United States Institute of Peace

International Network for Economics and Conflict

Will Water Be the Cause of a Future War in the Middle East?

According to an Intelligence Community (IC) report released in February 2012, expected shortages in fresh water supplies and increased incidences of droughts and floods could lead to water being used as a weapon between states and as a terrorist target in some of the most vulnerable and volatile regions, especially the Middle East. With the region undergoing historical political transformations and immensely uncertain futures, neglecting the realities of water shortages and proper water management could lead to a new source of tension for the region in the very near future. Thus, it is vital that water management be given serious attention in the policy frameworks of both the new governments and international assistance programs for sustainable economic prosperity to be realized.
 
Eighteen of the 30 nations that the United Nations projects to be water scarce by 2025 are in the Middle East and North Africa. Climate change, population growth and rapid industrialization are increasing the demand for access to fresh water. Annual availability to water scarce countries in the Middle East averages about 200 m3 per person – 35 times less than the global average. This scarcity risks destabilizing governments and increasing regional tensions through the inability to produce food for growing populations, to provide adequate water services and to generate reliable energy.
 
Some hydrologists predict that Yemen’s depleting underground aquifers could dry up in the next ten years. The majority of the country’s water comes from groundwater, which is often randomly and ineptly drilled. In a country that faces deep-rooted tribal divisions, water shortages could further aggravate its political and economic problems. A McKinsey and Company report estimates that Yemen’s poor water management and overconsumption for farming water- inefficient crops, such as the stimulant khat, could cost the poorest Arab country 750,000 jobs and a 25% reduction in incomes by 2025. Scarcity combined with weak water authorities could further cripple the relations between secessionist groups and the government.
 
Tensions over access, distribution and infrastructure in the Middle East are all too common, preventing more coordination and joint projects from transpiring, as is the case with the Nile River. Egypt maintains rights to 66% of the river’s annual flow and is known for threatening to go to war over any reduction to this amount, particularly against Ethiopia, which has no formal rights to the Nile but from where 86% of its waters flowing to Egypt originate.

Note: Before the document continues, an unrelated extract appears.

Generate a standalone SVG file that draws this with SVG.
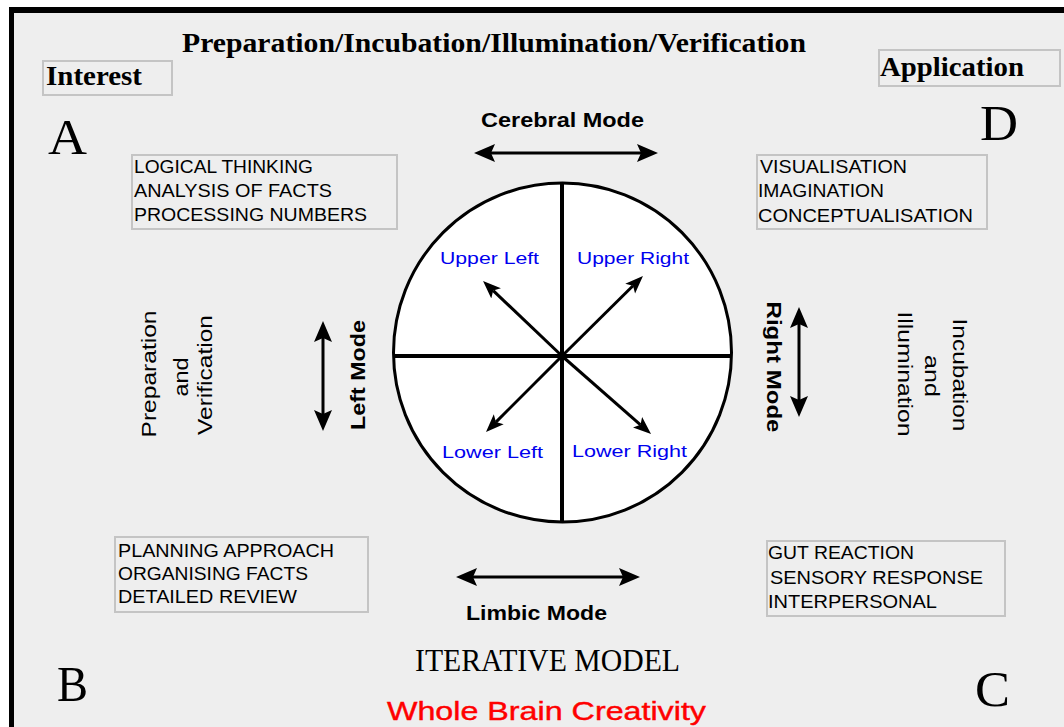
<svg xmlns="http://www.w3.org/2000/svg" width="1064" height="727" viewBox="0 0 1064 727">
<style>
.serifb{font-family:"Liberation Serif","Times New Roman",serif;font-weight:bold;fill:#000}
.serif{font-family:"Liberation Serif","Times New Roman",serif;fill:#000}
.box{fill:none;stroke:#c4c4c4;stroke-width:2}
.bt{font-family:"Liberation Sans",Arial,sans-serif;font-size:19px;fill:#000}
.q{font-family:"Liberation Sans",Arial,sans-serif;font-size:17px;fill:#0000ee}
.mode{font-family:"Liberation Sans",Arial,sans-serif;font-size:21px;font-weight:bold;fill:#000}
.rt{font-family:"Liberation Sans",Arial,sans-serif;font-size:21px;fill:#000}
.arr{stroke:#000;stroke-width:3;fill:none}
</style>
<defs>
<marker id="ah" markerUnits="userSpaceOnUse" markerWidth="24" markerHeight="20" refX="4" refY="10" orient="auto-start-reverse"><path d="M0,1 L21,10 L0,19 L4,10 Z" fill="#000"/></marker>
<marker id="ahs" markerUnits="userSpaceOnUse" markerWidth="20" markerHeight="16" refX="4" refY="8" orient="auto-start-reverse"><path d="M0,1 L18,8 L0,15 L4,8 Z" fill="#000"/></marker>
</defs>
<rect x="0" y="0" width="1064" height="727" fill="#ffffff"/>
<rect x="9" y="7" width="1055" height="720" fill="#eeeeee"/>
<rect x="9" y="7" width="1055" height="6" fill="#000"/>
<rect x="9" y="7" width="5" height="720" fill="#000"/>

<g id="title"><text class="serifb" x="182" y="52" font-size="27" textLength="624" lengthAdjust="spacingAndGlyphs">Preparation/Incubation/Illumination/Verification</text></g>

<g id="interest"><rect class="box" x="43" y="61" width="129" height="34"/><text class="serifb" x="46" y="85" font-size="28" textLength="96" lengthAdjust="spacingAndGlyphs">Interest</text></g>
<g id="application"><rect class="box" x="879" y="50" width="181" height="36"/><text class="serifb" x="880" y="76" font-size="28" textLength="144" lengthAdjust="spacingAndGlyphs">Application</text></g>

<g id="letters">
<text class="serif" x="48" y="154" font-size="50" textLength="39" lengthAdjust="spacingAndGlyphs">A</text>
<text class="serif" x="980" y="140" font-size="50" textLength="38" lengthAdjust="spacingAndGlyphs">D</text>
<text class="serif" x="57" y="701" font-size="50" textLength="31" lengthAdjust="spacingAndGlyphs">B</text>
<text class="serif" x="975" y="706" font-size="50" textLength="35" lengthAdjust="spacingAndGlyphs">C</text>
</g>

<g id="boxA"><rect class="box" x="132" y="155" width="265" height="74"/>
<text class="bt" x="134" y="173" textLength="179" lengthAdjust="spacingAndGlyphs">LOGICAL THINKING</text>
<text class="bt" x="134" y="197" textLength="198" lengthAdjust="spacingAndGlyphs">ANALYSIS OF FACTS</text>
<text class="bt" x="134" y="221" textLength="233" lengthAdjust="spacingAndGlyphs">PROCESSING NUMBERS</text></g>

<g id="boxD"><rect class="box" x="757" y="155" width="230" height="74"/>
<text class="bt" x="760" y="173" textLength="147" lengthAdjust="spacingAndGlyphs">VISUALISATION</text>
<text class="bt" x="758" y="197" textLength="126" lengthAdjust="spacingAndGlyphs">IMAGINATION</text>
<text class="bt" x="758" y="222" textLength="215" lengthAdjust="spacingAndGlyphs">CONCEPTUALISATION</text></g>

<g id="boxB"><rect class="box" x="115" y="537" width="253" height="75"/>
<text class="bt" x="118" y="557" textLength="216" lengthAdjust="spacingAndGlyphs">PLANNING APPROACH</text>
<text class="bt" x="118" y="580" textLength="190" lengthAdjust="spacingAndGlyphs">ORGANISING FACTS</text>
<text class="bt" x="118" y="603" textLength="179" lengthAdjust="spacingAndGlyphs">DETAILED REVIEW</text></g>

<g id="boxC"><rect class="box" x="767" y="541" width="238" height="75"/>
<text class="bt" x="768" y="559" textLength="146" lengthAdjust="spacingAndGlyphs">GUT REACTION</text>
<text class="bt" x="770" y="584" textLength="213" lengthAdjust="spacingAndGlyphs">SENSORY RESPONSE</text>
<text class="bt" x="768" y="608" textLength="169" lengthAdjust="spacingAndGlyphs">INTERPERSONAL</text></g>

<g id="brain">
<ellipse cx="562.5" cy="352.5" rx="169" ry="169.5" fill="#ffffff" stroke="#000" stroke-width="3"/>
<line x1="562" y1="183" x2="562" y2="522" stroke="#000" stroke-width="4"/>
<line x1="393" y1="356" x2="732" y2="356" stroke="#000" stroke-width="4"/>
<text class="q" x="440" y="264" textLength="99" lengthAdjust="spacingAndGlyphs">Upper Left</text>
<text class="q" x="577" y="264" textLength="112" lengthAdjust="spacingAndGlyphs">Upper Right</text>
<text class="q" x="442" y="458" textLength="101" lengthAdjust="spacingAndGlyphs">Lower Left</text>
<text class="q" x="572" y="457" textLength="115" lengthAdjust="spacingAndGlyphs">Lower Right</text>
</g>

<g id="modes">
<text class="mode" x="481" y="127" textLength="163" lengthAdjust="spacingAndGlyphs">Cerebral Mode</text>
<text class="mode" x="466" y="620" textLength="141" lengthAdjust="spacingAndGlyphs">Limbic Mode</text>
<text class="mode" transform="translate(365,375) rotate(-90)" text-anchor="middle" textLength="110" lengthAdjust="spacingAndGlyphs">Left Mode</text>
<text class="mode" transform="translate(767,367) rotate(90)" text-anchor="middle" textLength="131" lengthAdjust="spacingAndGlyphs">Right  Mode</text>
</g>

<g id="phases-left">
<text class="rt" transform="translate(156,374) rotate(-90)" text-anchor="middle" textLength="127" lengthAdjust="spacingAndGlyphs">Preparation</text>
<text class="rt" transform="translate(188,377) rotate(-90)" text-anchor="middle" textLength="39" lengthAdjust="spacingAndGlyphs">and</text>
<text class="rt" transform="translate(212,375) rotate(-90)" text-anchor="middle" textLength="120" lengthAdjust="spacingAndGlyphs">Verification</text>
</g>
<g id="phases-right">
<text class="rt" transform="translate(953,375) rotate(90)" text-anchor="middle" textLength="113" lengthAdjust="spacingAndGlyphs">Incubation</text>
<text class="rt" transform="translate(925,376) rotate(90)" text-anchor="middle" textLength="42" lengthAdjust="spacingAndGlyphs">and</text>
<text class="rt" transform="translate(898,374) rotate(90)" text-anchor="middle" textLength="125" lengthAdjust="spacingAndGlyphs">Illumination</text>
</g>

<g id="bottom">
<text class="serif" x="415" y="671" font-size="32" textLength="265" lengthAdjust="spacingAndGlyphs">ITERATIVE MODEL</text>
<text x="387" y="720" font-family="Liberation Sans,Arial,sans-serif" font-size="25" fill="#ff0000" stroke="#ff0000" stroke-width="0.4" textLength="319" lengthAdjust="spacingAndGlyphs">Whole Brain Creativity</text>
</g>

<g id="connectors">
<line class="arr" x1="491" y1="153" x2="641" y2="153" marker-start="url(#ah)" marker-end="url(#ah)"/>
<line class="arr" x1="473" y1="577" x2="623" y2="577" marker-start="url(#ah)" marker-end="url(#ah)"/>
<line class="arr" x1="323" y1="338" x2="323" y2="414" marker-start="url(#ah)" marker-end="url(#ah)"/>
<line class="arr" x1="799" y1="324" x2="799" y2="400" marker-start="url(#ah)" marker-end="url(#ah)"/>
<line class="arr" x1="562" y1="356" x2="493.2" y2="290.6" marker-end="url(#ahs)"/>
<line class="arr" x1="562" y1="356" x2="633" y2="285.8" marker-end="url(#ahs)"/>
<line class="arr" x1="562" y1="356" x2="495.9" y2="422.1" marker-end="url(#ahs)"/>
<line class="arr" x1="562" y1="356" x2="640.5" y2="424.8" marker-end="url(#ahs)"/>
</g>
</svg>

The Nile Basin Initiative seeks to ease such tensions by coordinating agreements and joint management plans, but the organization is strained because of Egypt’s power. The danger is that states could increasingly use water as leverage over neighboring countries to preserve their water interests as scarcity becomes more prevalent.
 
The fairness of distribution has long been a point of tension between Israelis and Palestinians. Israel’s consumption of fresh water per capita is about four times that of Palestinians. About a third of West Bank communities still lack network services and pay as much as ten times more for their water. A 2009 World Bank water assessment states that Palestinians extract only 20% of the groundwater’s estimated potential, while Israel extracts the remainder and overdraws by more than 50%, risking the future of the aquifers as recharge declines. Furthermore, Palestinian investments in infrastructure and utility performance are weak, which strain an already variable economy. The World Bank estimates that the cost of the foregone opportunity of irrigated agriculture may be as high as 10% of GDP and 110,000 jobs. While there has not yet been direct violence associated with water, the constant impasse in a final peace agreement inhibits integrated resource management and sustainable water development and threatens more insecurity.
 
Outright war over water alone remains to be seen. But with large-scale agribusiness, mining and energy production increasingly controlling resources at the expense of individuals having access to potable water, local flashpoints are more and more likely. The most noteworthy point gleaned from the IC report is that the risks to water rest heavily on public and private stakeholders maintaining the status quo in water management. It assumes that no significant improvements will be developed or deployed in water technologies and policies. Unless significant efforts are made to reverse these assumptions, lives and livelihoods are reaching a crucial turning point. The price of innovation is far lower than the alternative: water shortages and violence. What remains is political will. With this life-sustaining resource dwindling at a frightening pace, lasting solutions need integrated strategies, broader global outreach and rapid implementation.
 
Lack of water for the people in the Middle East should not be viewed as an inevitable fate. Scarcity is just as much a product of social construct (waste, pollution and unsustainable management) as it is environment (climate change and uneven distribution). Thus, implementing innovative approaches to natural resource management is key to lasting peace and prosperity.